2. Start With Multiple Copy Variations

Find out what plays best with your audience by starting an ad set with multiple copy variations. Try different copy lengths, different headlines, and different tones – if one set of copy is outperforming, turn off the others and test that version further. The more copy sets you test, the more you’ll be able to inform your writing on what plays best with your audience. 

3. Power Words

Best practice is don’t use passive voice – especially in your headlines! Power words evoke emotion and compel your reader to take action. Here are a few of our favorite power words to work into copy:

Now
Quick
Hurry
Bargain
Easy
Secret
Select
Rare
Limited
Never

Worst
Revolutionary
Startling
Remarkable
Magic
Challenge
Compare
Wanted
Introducing
Brilliant
4. Try Negative Headlines

A study by Outbrain found that negative superlatives like “bad,” “worst,” and “never” work 30% better at catching attention than positive ones like “always” or “best.” Why? The report points to the evolutionary benefits of responding to threats. After recording the physiological responses (sweat output & heart rate) the study found that negative stories grabbed attention and provoked a reaction… positive stories? Not so much. Use this when you’re crafting your headlines and your ad copy. Don’t be a doom crow, but use strategic negativity to instill a sense of urgency in your target audience.

5. Emojis

A study at Tokyo Denki University tested how our brains process different types of characters. It found that the emotional processing center of the participants’ brains was activated when they read text with emojis. If the goal of your writing is to evoke emotion, emojis can get you there!

6. Convey Features

Pick a few key features of your offering and expound on what they are. You know all about your product and service, but your audience might not understand what you’re really offering them. The features you want to highlight are the ones that will have the most impact on their day to day experience.

7. Promote Benefits

For the features you’re highlighting, expound on the benefits of that feature. It may sound like you’re being too overt, but connect the dots for people. For example, the Apple Watch 5 features Apple Pay. They list the benefits of, “Get your morning coffee, send money to a friend, do it instantly and securely with Apple Pay.” When you explain how your feature can impact the daily life of your customer even simple things that can be assumed you lighten the cognitive load of your text. You also walk your customer through imagining themselves using your product or service (and making their life easier in the process.)
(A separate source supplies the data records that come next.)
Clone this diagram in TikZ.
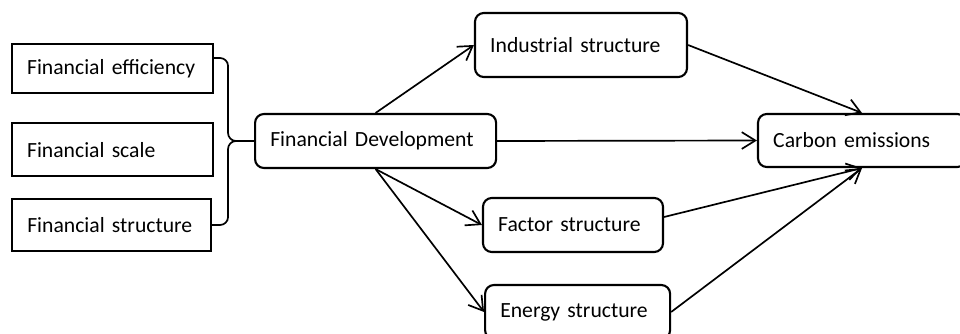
\documentclass[tikz,border=0pt]{standalone}
\usepackage{fontspec}
\setmainfont{Carlito}
\usetikzlibrary{arrows.meta}

\begin{document}
\begin{tikzpicture}[
    sqbox/.style={draw=black,line width=1.5pt,align=left,inner xsep=0.38cm,inner ysep=0pt,font=\fontsize{15.4}{18}\selectfont},
    rndbox/.style={sqbox,rounded corners=0.22cm},
    link/.style={line width=1.2pt},
    >={Straight Barb[length=3.4mm,width=4.2mm]}]
    \useasboundingbox (0,0) rectangle (24,-8.35);
    \clip (0,0) rectangle (24,-8.35);
    \node[sqbox,text width=4.265cm,minimum height=1.225cm] (eff) at (2.81,-1.71) {Financial efficiency};
    \node[sqbox,text width=4.265cm,minimum height=1.325cm] (scale) at (2.81,-3.74) {Financial scale};
    \node[sqbox,text width=4.215cm,minimum height=1.3cm] (struct) at (2.79,-5.625) {Financial structure};
    \node[rndbox,text width=5.265cm,minimum height=1.35cm] (fd) at (9.39,-3.525) {Financial Development};
    \node[rndbox,text width=4.54cm,minimum height=1.6cm] (ind) at (14.525,-1.125) {Industrial structure};
    \node[rndbox,text width=4.44cm,minimum height=1.325cm] (carb) at (21.55,-3.5125) {Carbon emissions};
    \node[rndbox,text width=3.74cm,minimum height=1.35cm] (fac) at (14.325,-5.625) {Factor structure};
    \node[rndbox,text width=3.865cm,minimum height=1.35cm] (ene) at (14.44,-7.8) {Energy structure};
    \coordinate (brc) at ([xshift=-0.65cm]fd.west);
    \draw[link,rounded corners=0.2cm] ([yshift=0.26cm]eff.east) -| (brc) -- (fd.west);
    \draw[link,rounded corners=0.2cm] (struct.east) -| (brc) -- (fd.west);
    \path [->,link](fd.north) edge (ind.west);
    \path [->,link](fd.east) edge (carb.west);
    \path [->,link](fd.south) edge (fac.west);
    \path [->,link](fd.south) edge (ene.west);
    \path [->,link](ind.east) edge (carb.north);
    \path [->,link]([yshift=0.2cm]fac.east) edge (carb.south);
    \path [->,link](ene.east) edge (carb.south);
  \end{tikzpicture}
\end{document}
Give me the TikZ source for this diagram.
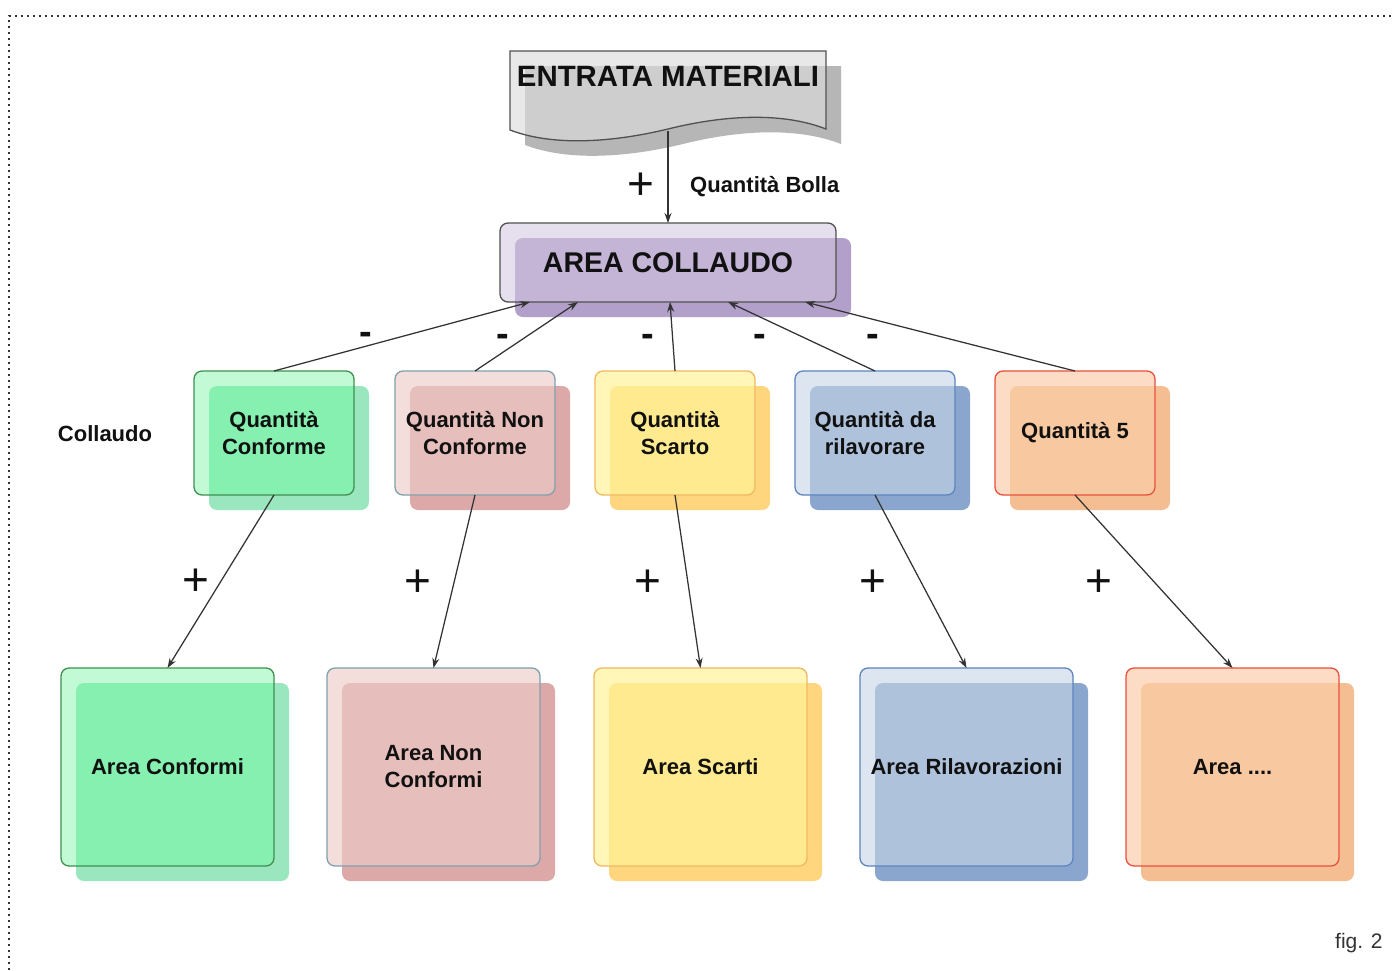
\documentclass[tikz,border=0pt]{standalone}
\usepackage{fontspec}
\setmainfont{Liberation Sans}
\usetikzlibrary{arrows.meta,calc}
% colour sets: F front only, O overlap, S shadow only, B border
\definecolor{gF}{HTML}{C2FAD6}\definecolor{gO}{HTML}{86F0B0}\definecolor{gS}{HTML}{9AE6BE}\definecolor{gB}{HTML}{3F8F50}
\definecolor{pF}{HTML}{F4DEDC}\definecolor{pO}{HTML}{E6BEBC}\definecolor{pS}{HTML}{DCA8A8}\definecolor{pB}{HTML}{7FA0AE}
\definecolor{yF}{HTML}{FFF6B8}\definecolor{yO}{HTML}{FFEA90}\definecolor{yS}{HTML}{FFD57E}\definecolor{yB}{HTML}{F0B860}
\definecolor{bF}{HTML}{DCE5F0}\definecolor{bO}{HTML}{AEC2DC}\definecolor{bS}{HTML}{8BA6CE}\definecolor{bB}{HTML}{5C84BE}
\definecolor{oF}{HTML}{FCDCC4}\definecolor{oO}{HTML}{F8C8A0}\definecolor{oS}{HTML}{F5BE92}\definecolor{oB}{HTML}{E8503C}
\definecolor{vF}{HTML}{E6E0EE}\definecolor{vO}{HTML}{C4B4D6}\definecolor{vS}{HTML}{B29FCA}\definecolor{vB}{HTML}{505050}
\definecolor{dF}{HTML}{E8E8E8}\definecolor{dO}{HTML}{CECECE}\definecolor{dS}{HTML}{B6B6B6}\definecolor{dB}{HTML}{505050}
\definecolor{ink}{HTML}{111111}
\definecolor{arrc}{HTML}{333333}
\newcommand\DocPath{(510,51) -- (826,51) -- (826,129) .. controls (780,111) and (720,116) .. (668,129) .. controls (610,143) and (552,146) .. (510,130) -- cycle}
\newcommand\colbox[7]{%
  \fill[#6S, rounded corners=8] (#2+15,#3+15) rectangle (#4+15,#5+15);
  \fill[#6F, rounded corners=8] (#2,#3) rectangle (#4,#5);
  \begin{scope}
    \clip[rounded corners=8] (#2+15,#3+15) rectangle (#4+15,#5+15);
    \fill[#6O, rounded corners=8] (#2,#3) rectangle (#4,#5);
  \end{scope}
  \node[boxnode, draw=#6B, minimum width=#4-#2, minimum height=#5-#3] (#1) at ({(#2+#4)/2},{(#3+#5)/2}) {#7};
}
\begin{document}
\begin{tikzpicture}[x=1pt,y=-1pt,
  boxnode/.style={rectangle, rounded corners=8pt, line width=1.3pt, inner sep=0pt, outer sep=0pt,
    align=center, text=ink, font=\fontsize{22}{27}\selectfont\bfseries},
  arr/.style={draw=arrc, line width=1.25pt, -{Stealth[length=10pt,width=7pt]}},
  lbl/.style={text=ink, font=\fontsize{22}{27}\selectfont\bfseries, inner sep=0pt},
  plus/.style={text=ink, font=\fontsize{46}{46}\selectfont, inner sep=0pt},
  minus/.style={text=ink, font=\fontsize{38}{38}\selectfont\bfseries, inner sep=0pt}]
\useasboundingbox (0,0) rectangle (1395,970);
\fill[white] (0,0) rectangle (1395,970);
% dotted frame
\draw[arrc, line width=2pt, dash pattern=on 2pt off 4pt] (9,970) -- (9,16) -- (1395,16);
% document shape
\fill[dS, shift={(15,15)}] \DocPath;
\fill[dF] \DocPath;
\begin{scope}
  \clip[shift={(15,15)}] \DocPath;
  \fill[dO] \DocPath;
\end{scope}
\draw[dB, line width=1.3pt] \DocPath;
\node[text=ink, font=\fontsize{29.4}{30}\selectfont\bfseries, inner sep=0pt, anchor=base] (em) at (668,86) {ENTRATA MATERIALI};
\coordinate (docb) at (668,131);
% boxes
\colbox{ac}{500}{223}{836}{302}{v}{\fontsize{28.5}{30}\selectfont\bfseries AREA COLLAUDO}
\colbox{q1}{194}{371}{354}{495}{g}{Quantità\\Conforme}
\colbox{q2}{395}{371}{555}{495}{p}{Quantità Non\\Conforme}
\colbox{q3}{595}{371}{755}{495}{y}{Quantità\\Scarto}
\colbox{q4}{795}{371}{955}{495}{b}{Quantità da\\rilavorare}
\colbox{q5}{995}{371}{1155}{495}{o}{Quantità 5}
\colbox{a1}{61}{668}{274}{866}{g}{Area Conformi}
\colbox{a2}{327}{668}{540}{866}{p}{Area Non\\Conformi}
\colbox{a3}{594}{668}{807}{866}{y}{Area Scarti}
\colbox{a4}{860}{668}{1073}{866}{b}{Area Rilavorazioni}
\colbox{a5}{1126}{668}{1339}{866}{o}{Area ....}
% connectors
\draw[arr] (docb) -- (ac.north);
\node[plus] (p0) at (641,186) {+};
\node[lbl, anchor=west] (qb) at (690,187) {Quantità Bolla};
\draw[arr] (q1.north) -- ($(ac.south west)!0.089!(ac.south east)$);
\draw[arr] (q2.north) -- ($(ac.south west)!0.232!(ac.south east)$);
\draw[arr] (q3.north) -- ($(ac.south west)!0.506!(ac.south east)$);
\draw[arr] (q4.north) -- ($(ac.south west)!0.679!(ac.south east)$);
\draw[arr] (q5.north) -- ($(ac.south west)!0.908!(ac.south east)$);
\node[minus] (m1) at (366,338) {-};
\node[minus] (m2) at (503,340) {-};
\node[minus] (m3) at (648,340) {-};
\node[minus] (m4) at (760,340) {-};
\node[minus] (m5) at (873,340) {-};
\draw[arr] (q1.south) -- (a1.north);
\draw[arr] (q2.south) -- (a2.north);
\draw[arr] (q3.south) -- (a3.north);
\draw[arr] (q4.south) -- (a4.north);
\draw[arr] (q5.south) -- (a5.north);
\node[plus] (p1) at (196,582) {+};
\node[plus] (p2) at (418,583) {+};
\node[plus] (p3) at (648,583) {+};
\node[plus] (p4) at (873,583) {+};
\node[plus] (p5) at (1099,583) {+};
\node[lbl] (coll) at (105,434) {Collaudo};
\node[text=arrc, font=\fontsize{21}{24}\selectfont, inner sep=0pt, anchor=base west] (fig) at (1335,948) {fig. 2};
\end{tikzpicture}
\end{document}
8. Have A Clear Call To Action

Take your key features and benefits and craft a clear, concise call to action. Going back to the Apple Watch, if their highlighted feature what Apple Pay or one of the other functions of the watch, a CTA might be a simple, “Buy Now.” If they were highlighting the feature of being totally customizable, the CTA might be, “Create Your Watch.” The call to action needs to be a plausible next step to move your customer towards experiencing the benefits of the feature you just highlighted.

9. Optimize The Start Of Your Primary Text

Make the first sentence of your primary text a hook or a CTA that will be visible in every view before the text truncates. The primary text is the ONLY copy for your Instagram ads, so you can’t rely on your headline to draw people in or tell them what to do. 

10. Address Common Objections 

Everybody has purchase hesitations from time to time. If you address common objections or barriers to conversion in your ad copy you’re more likely to close sales. For most people, those hesitations revolve around cost and ease. By including copy about how simple it is to work with you and how much people can save over working with your competition, you’ll capture and KEEP your audience.